Most concerns of pollution centralize the debate on PM, and forget that other pollutants such as ozone may also have impacts on public health. In the literature, little is known about how ozone formation responds to strong traffic disruptions (Davis 2017; Salvo and Wang). Currently in Bogota, the perspective of the Secretary of Mobility (SM) and Secretary of Environment (SE) is that any traffic ban will be effective to reduce air pollutants. This has been the general argument to enforce car-free days and driving bans during air quality alerts, however, little is known regarding the effect of traffic restrictions on ozone in this city. Thus, considering that ozone is a secondary pollutant with a complex atmospheric chemistry, this project emerged as a way to also analyze whether SM and SE’s view might be true. To enrich our study we also analyze traffic breaks that occurred due to bus/truck strikes in the last decade. During the strikes, public transport and truck deliveries are almost absent. Thus, we assess the impact of strong traffic interruptions on ozone concentration, which allows also variation in vehicle type.

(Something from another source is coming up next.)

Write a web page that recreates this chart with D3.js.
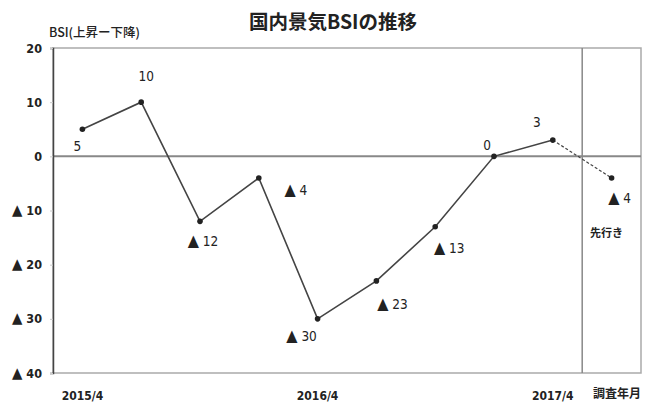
<!DOCTYPE html>
<html><head><meta charset="utf-8">
<script src="https://cdn.jsdelivr.net/npm/d3@7"></script>
<style>body{margin:0;background:#fff}svg{display:block}</style>
</head><body><svg id="c" width="649" height="405"></svg>
<script>
const categories = ["2015/4","2015/7","2015/10","2016/1","2016/4","2016/7","2016/10","2017/1","2017/4","先行き"];
const values = [5, 10, -12, -4, -30, -23, -13, 0, 3, -4];
const yTicks = [20, 10, 0, -10, -20, -30, -40];
const xTickLabels = ["2015/4", "2016/4", "2017/4"];
const title = "国内景気BSIの推移";
const yTitle = "BSI(上昇ー下降)";
const xTitle = "調査年月";
const forecastLabel = "先行き";

// label placement (offsets from point, px)
const labelOffsets = [[-5,22],[5,-21],[3,25],[37,17],[-16,22],[16,28],[14,26],[-7,-6],[-16,-13],[8,25]];

const fmt = v => v < 0 ? "▲ " + Math.abs(v) : String(v);
function setLabel(sel) {
  sel.each(function(v) {
    const t = d3.select(this); t.text(null);
    if (v < 0) {
      t.append("tspan").attr("font-size", "1.2em").text("▲");
      t.append("tspan").text(" " + Math.abs(v));
    } else t.text(String(v));
  });
}
const svg = d3.select("#c");
const L = 53, R = 641, T = 48, B = 373;
const x = d3.scaleBand().domain(categories).range([L, R]);
const cx = d => x(d) + x.bandwidth() / 2;
const y = d3.scaleLinear().domain([-40, 20]).range([B, T]);
const font = "'DejaVu Sans Condensed','Liberation Sans',sans-serif";

svg.append("text").attr("x", 333).attr("y", 29).attr("text-anchor", "middle")
  .attr("font-family", "'Noto Sans CJK JP',sans-serif").attr("font-weight", "bold")
  .attr("font-size", 19.5).attr("fill", "#222").text(title);
svg.append("text").attr("x", 49).attr("y", 37)
  .attr("font-family", "'Noto Sans CJK JP',sans-serif").attr("font-size", 12.5)
  .attr("font-weight", "500").attr("fill", "#222").text(yTitle);

// frame
svg.append("rect").attr("x", L).attr("y", T).attr("width", R - L).attr("height", B - T)
  .attr("fill", "none").attr("stroke", "#aaa").attr("stroke-width", 1.5);
// separator
svg.append("line").attr("x1", x(categories[categories.length-1])).attr("x2", x(categories[categories.length-1]))
  .attr("y1", T).attr("y2", B).attr("stroke", "#888").attr("stroke-width", 1.5);
// zero line
svg.append("line").attr("x1", L).attr("x2", R).attr("y1", y(0)).attr("y2", y(0))
  .attr("stroke", "#888").attr("stroke-width", 2);

// y axis
const yAxis = d3.axisLeft(y).tickValues(yTicks).tickFormat(fmt).tickSize(3).tickPadding(8);
const ga = svg.append("g").attr("transform", `translate(${L},0)`).call(yAxis);
ga.select(".domain").attr("stroke", "#444").attr("stroke-width", 1.5);
ga.selectAll(".tick line").attr("stroke", "#ccc");
ga.selectAll(".tick text").attr("font-family", font).attr("font-size", 12.5)
  .attr("font-weight", "bold").attr("fill", "#222").call(setLabel);

// x labels
const xAxis = d3.axisBottom(x).tickValues(xTickLabels).tickSize(0).tickPadding(18);
const gx = svg.append("g").attr("transform", `translate(0,${B})`).call(xAxis);
gx.select(".domain").remove();
gx.selectAll(".tick text").attr("font-family", font).attr("font-size", 12)
  .attr("font-weight", "bold").attr("fill", "#222");
svg.append("text").attr("x", 617).attr("y", 398).attr("text-anchor", "middle")
  .attr("font-family", "'Noto Sans CJK JP',sans-serif").attr("font-weight", "bold")
  .attr("font-size", 12).attr("fill", "#222").text(xTitle);

// lines
const pts = categories.map((c, i) => [cx(c), y(values[i])]);
const line = d3.line();
svg.append("path").attr("d", line(pts.slice(0, 9))).attr("fill", "none")
  .attr("stroke", "#444").attr("stroke-width", 1.6);
svg.append("path").attr("d", line(pts.slice(8))).attr("fill", "none")
  .attr("stroke", "#444").attr("stroke-width", 1.2).attr("stroke-dasharray", "3,2");
svg.selectAll("circle.pt").data(pts).join("circle").attr("class", "pt")
  .attr("cx", d => d[0]).attr("cy", d => d[1]).attr("r", 2.8).attr("fill", "#222");

// data labels
svg.selectAll("text.lbl").data(values).join("text").attr("class", "lbl")
  .attr("x", (d, i) => pts[i][0] + labelOffsets[i][0])
  .attr("y", (d, i) => pts[i][1] + labelOffsets[i][1])
  .attr("text-anchor", "middle").attr("font-family", font).attr("font-size", 13.5)
  .attr("fill", "#222").call(setLabel);

svg.append("text").attr("x", cx(categories[9]) - 5).attr("y", 237).attr("text-anchor", "middle")
  .attr("font-family", "'Noto Sans CJK JP',sans-serif").attr("font-size", 11)
  .attr("font-weight", "bold").attr("fill", "#222").text(forecastLabel);
</script></body></html>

Our project has the following objectives: 1) Assess the impact of gasoline and diesel vehicle free days on ozone concentration. Our estimates will be identified using traffic disruption as a quasi-experimental approach in the context of the regression discontinuity design. 2) Disentangle which chemical regime determines ozone formation (NOx-limited versus VOC limited) under strong traffic disruptions. 3) Discuss policy options to reduce ozone pollution and compute their possible cost/benefit. And 4) Inform policymakers about the effects of traffic disruptions on ozone concentrations
This project was approved during the EfD Annual Meeting in 2019 and will start in 2020.